Sunday 2 November 2008

Mayo councillors up in arms over county plan reversal

County councillors in Mayo are to make a last-ditch attempt to persuade government planners that their new county plan - which allows for one-off housing - should not be reversed.

The councillors will present the case for their plan at a joint Oireachtas committee meeting on Tuesday.

The county development plan received the unanimous backing of the 31 councillors earlier this year. However, in July, environment minister John Gormley issued a directive to the council to ‘‘prioritise and develop residentially zoned lands in the Castlebar-Ballina hub over other locations in the county’’.




He said the council should ‘‘apply the appropriate planning policies . . . on sustainable rural housing, by reverting to the reasonable and pragmatic settlement policies in the draft development plan’’. Councillors were unhappy with the directive and sought legal advice on whether it could be challenged in the courts.

Fine Gael controls the county council and its whip on the authority, Paddy McGuinness, said solicitors had told them that current planning legislation gave the minister ‘‘absolute power’’.

‘‘We have been told it is unlikely to stand up to constitutional challenge and we will not waste the council’s money if that is the case.

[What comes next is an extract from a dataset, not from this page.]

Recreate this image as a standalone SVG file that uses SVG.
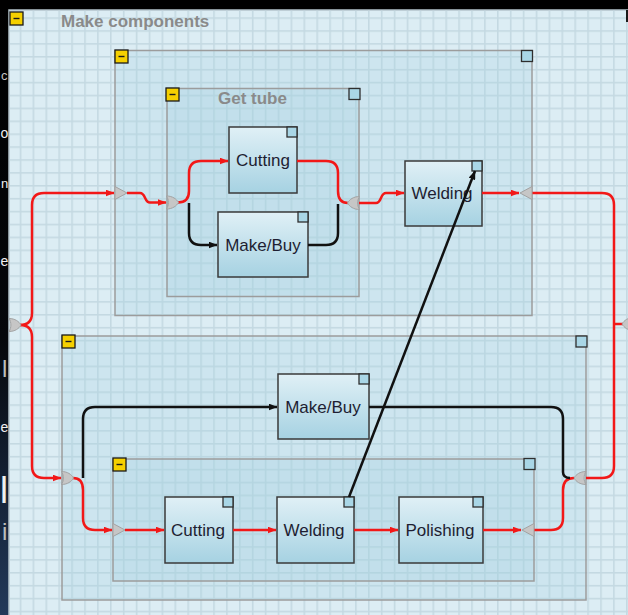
<svg xmlns="http://www.w3.org/2000/svg" width="628" height="615" viewBox="0 0 628 615">
  <defs>
    <style>
      .frame { fill: #a3d0e0; fill-opacity: 0.26; stroke: #9c9c9c; stroke-width: 1.5; }
      .collapse { fill: #f5d000; stroke: #1a1a1a; stroke-width: 1.3; }
      .minus { stroke: #1a1a1a; stroke-width: 1.4; }
      .corner { fill: #a9d6e6; stroke: #2e2e2e; stroke-width: 1.3; }
      .box { fill: url(#boxFill); stroke: #3a3a3a; stroke-width: 1.5; }
      .label { font-family: "Liberation Sans", Arial, sans-serif; font-size: 17px; fill: #1e1e32; text-anchor: middle; }
      .title { font-family: "Liberation Sans", Arial, sans-serif; font-size: 17px; font-weight: bold; fill: #8a8a8a; }
      .port { fill: #c6c6c6; stroke: #a2a2a2; stroke-width: 1; }
      .flow { fill: none; stroke: #f21818; stroke-width: 2.5; stroke-linejoin: round; }
      .flow.arrow { marker-end: url(#arrRed); }
      .link { fill: none; stroke: #111; stroke-width: 2.5; stroke-linejoin: round; }
      .link.arrow { marker-end: url(#arrBlack); }
      .bgtext { font-family: "Liberation Sans", Arial, sans-serif; }
    </style>
    <linearGradient id="boxFill" x1="0" y1="0" x2="0" y2="1">
      <stop offset="0" stop-color="#e0f0f6"/>
      <stop offset="1" stop-color="#a6d2e2"/>
    </linearGradient>
    <linearGradient id="desk" x1="0" y1="0" x2="0" y2="1">
      <stop offset="0" stop-color="#000"/>
      <stop offset="0.55" stop-color="#05070b"/>
      <stop offset="1" stop-color="#23395a"/>
    </linearGradient>
    <pattern id="grid" width="12.9" height="12.9" patternUnits="userSpaceOnUse" x="6.8" y="4.4">
      <rect x="0" y="0" width="12.9" height="1.6" fill="#c4d9e2"/>
      <rect x="0" y="0" width="1.6" height="12.9" fill="#c4d9e2"/>
    </pattern>
    <marker id="arrRed" markerUnits="userSpaceOnUse" markerWidth="9" markerHeight="7" refX="8.5" refY="3.5" orient="auto">
      <path d="M0,0 L9,3.5 L0,7 Z" fill="#f21818"/>
    </marker>
    <marker id="arrBlack" markerUnits="userSpaceOnUse" markerWidth="9" markerHeight="7" refX="8.5" refY="3.5" orient="auto">
      <path d="M0,0 L9,3.5 L0,7 Z" fill="#111"/>
    </marker>
    <!-- junction gate, left-middle at origin -->
    <path id="gate" d="M0,-6.5 C6,-6.5 10,-3.5 12,0 C10,3.5 6,6.5 0,6.5 C2.5,3 2.5,-3 0,-6.5 Z"/>
    <!-- port triangle, left-middle at origin -->
    <path id="tri" d="M0,-6.5 L12,0 L0,6.5 Z"/>
    <g id="btn">
      <rect class="collapse" x="0" y="0" width="13" height="13"/>
      <line class="minus" x1="3.5" y1="6.5" x2="9.5" y2="6.5"/>
    </g>
  </defs>

  <!-- desktop behind the window -->
  <rect x="0" y="0" width="628" height="615" fill="url(#desk)"/>
  <rect x="0" y="0" width="628" height="10" fill="#000"/>
  <g class="bgtext">
    <text x="1" y="80" font-size="13" fill="#c4c4c4">c</text>
    <text x="0.5" y="138" font-size="14" fill="#f0f0f0">o</text>
    <text x="1" y="188" font-size="13" fill="#f0f0f0">n</text>
    <text x="0.5" y="266" font-size="14" fill="#f0f0f0">e</text>
    <text x="2" y="377" font-size="24" fill="#bdbdbd">l</text>
    <text x="0.5" y="432" font-size="14" fill="#f0f0f0">e</text>
    <text x="0" y="503" font-size="36" fill="#f0f0f0">l</text>
    <text x="2" y="540" font-size="24" fill="#bdbdbd">i</text>
  </g>

  <!-- canvas with grid -->
  <rect x="9" y="10" width="620" height="606" fill="#dcedf4" stroke="#b4c4cb" stroke-width="1.5"/>
  <rect x="9.75" y="10.75" width="619" height="605" fill="url(#grid)"/>
  <rect x="626" y="10" width="2" height="12" fill="#1a1a1a"/>

  <!-- top-level process -->
  <g id="make-components">
    <use href="#btn" x="10" y="12"/>
    <text class="title" x="61" y="26.5">Make components</text>
  </g>

  <!-- upper sub-process -->
  <g id="upper-frame">
    <rect class="frame" x="115" y="50.5" width="417" height="265"/>
    <use href="#btn" x="115" y="50"/>
    <rect class="corner" x="521.5" y="50.5" width="11" height="11"/>
  </g>
  <g id="get-tube">
    <rect class="frame" x="167" y="88.5" width="192" height="208"/>
    <use href="#btn" x="166" y="88"/>
    <rect class="corner" x="349" y="88.5" width="11" height="11"/>
    <text class="title" x="218" y="104">Get tube</text>
  </g>

  <!-- lower sub-process -->
  <g id="lower-frame">
    <rect class="frame" x="62" y="336" width="524" height="264"/>
    <use href="#btn" x="62" y="335"/>
    <rect class="corner" x="576" y="336" width="11" height="11"/>
  </g>
  <g id="lower-inner-frame">
    <rect class="frame" x="113" y="459" width="421" height="122"/>
    <use href="#btn" x="113" y="458"/>
    <rect class="corner" x="524" y="458.5" width="11" height="11"/>
  </g>

  <!-- tasks -->
  <g id="cutting-top">
    <rect class="box" x="229" y="127" width="68" height="66"/>
    <rect class="corner" x="287" y="127" width="10" height="10"/>
    <text class="label" x="263" y="166">Cutting</text>
  </g>
  <g id="makebuy-top">
    <rect class="box" x="218" y="212" width="90" height="65"/>
    <rect class="corner" x="298" y="212" width="10" height="10"/>
    <text class="label" x="263" y="250.5">Make/Buy</text>
  </g>
  <g id="welding-top">
    <rect class="box" x="405" y="161" width="77" height="65"/>
    <rect class="corner" x="472" y="161" width="10" height="10"/>
    <text class="label" x="442" y="199">Welding</text>
  </g>
  <g id="makebuy-bottom">
    <rect class="box" x="278" y="374" width="91" height="65"/>
    <rect class="corner" x="359" y="374" width="10" height="10"/>
    <text class="label" x="323" y="413">Make/Buy</text>
  </g>
  <g id="cutting-bottom">
    <rect class="box" x="165" y="497" width="68" height="66"/>
    <rect class="corner" x="223" y="497" width="10" height="10"/>
    <text class="label" x="198" y="536">Cutting</text>
  </g>
  <g id="welding-bottom">
    <rect class="box" x="277" y="497" width="77" height="66"/>
    <rect class="corner" x="344" y="497" width="10" height="10"/>
    <text class="label" x="314" y="536">Welding</text>
  </g>
  <g id="polishing">
    <rect class="box" x="399" y="497" width="84" height="66"/>
    <rect class="corner" x="473" y="497" width="10" height="10"/>
    <text class="label" x="440" y="536">Polishing</text>
  </g>

  <!-- connectors -->
  <g id="connectors">
    <!-- outer split to both sub-processes -->
    <path class="flow arrow" d="M20,325 Q32,325 32,313 V205 Q32,193 44,193 H114"/>
    <path class="flow arrow" d="M20,325 Q32,325 32,337 V466 Q32,478 44,478 H61"/>
    <!-- upper flow -->
    <path class="flow arrow" d="M127,193 H140 C146,193 144,202.5 150,202.5 H166"/>
    <path class="link arrow" d="M189,203 V233 Q189,245 201,245 H217"/>
    <path class="flow arrow" d="M178,202.5 Q189,202.5 189,191 V173 Q189,161 201,161 H228"/>
    <path class="flow" d="M297,161 H326 Q338,161 338,173 V191 Q338,203 348,203"/>
    <path class="link" d="M308,245 H326 Q338,245 338,233 V204"/>
    <path class="flow arrow" d="M359,203 H376 C382,203 380,193 386,193 H404"/>
    <path class="flow arrow" d="M482,193 H519"/>
    <!-- outputs joining on the right -->
    <path class="flow" d="M532,193 H602 Q614,193 614,205 V466 Q614,478 602,478 H586"/>
    <path class="flow" d="M614,324 H623"/>
    <!-- lower flow -->
    <path class="link arrow" d="M83,478 V419 Q83,407 95,407 H277"/>
    <path class="flow arrow" d="M73,478 Q83,478 83,490 V518 Q83,530 95,530 H112"/>
    <path class="flow arrow" d="M125,530 H164"/>
    <path class="flow arrow" d="M233,530 H276"/>
    <path class="flow arrow" d="M354,530 H398"/>
    <path class="flow arrow" d="M483,530 H521"/>
    <path class="flow" d="M534,530 H551 Q563,530 563,518 V490 Q563,478 574,478"/>
    <path class="link" d="M369,407 H551 Q563,407 563,419 V472 Q563,478 570,478"/>
    <!-- cross link -->
    <path class="link arrow" d="M349,497 L475,171"/>
  </g>

  <!-- junction gates and ports -->
  <g id="gates">
    <use class="port" href="#gate" transform="translate(9,325)"/>
    <use class="port" href="#gate" transform="translate(166.5,202.5)"/>
    <use class="port" href="#gate" transform="translate(359.5,203) scale(-1,1)"/>
    <use class="port" href="#gate" transform="translate(61.5,478)"/>
    <use class="port" href="#gate" transform="translate(586,478) scale(-1,1)"/>
    <use class="port" href="#gate" transform="translate(634,324) scale(-1,1)"/>
    <use class="port" href="#tri" transform="translate(115,193)"/>
    <use class="port" href="#tri" transform="translate(532,193) scale(-1,1)"/>
    <use class="port" href="#tri" transform="translate(113,530)"/>
    <use class="port" href="#tri" transform="translate(534,530) scale(-1,1)"/>
  </g>
</svg>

But this will affect councils all over the country when they go to submit their new six-year county development plan,” he said.

‘‘We are so angry, after two years of working on this plan, that the minister believes Mayo people should be herded into the towns of Ballina and Castlebar. Seventy per cent of the county’s population live outside of towns and villages in their own dwellings, and that is how it’s been in Ireland through the centuries,” said McGuinness.

The councillors have sought meetings with Gormley, but have not secured one to date. McGuinness and several other councillors will now make their case to environment and local authority officials at a joint Oireachtas committee on Tuesday.

‘‘The directive issued to Mayo county council is legally binding. Department officials will brief the committee about the directions to the council this week, and will listen to the councillors’ concerns, but there will be no meetings outside this,” said a spokesman for the department.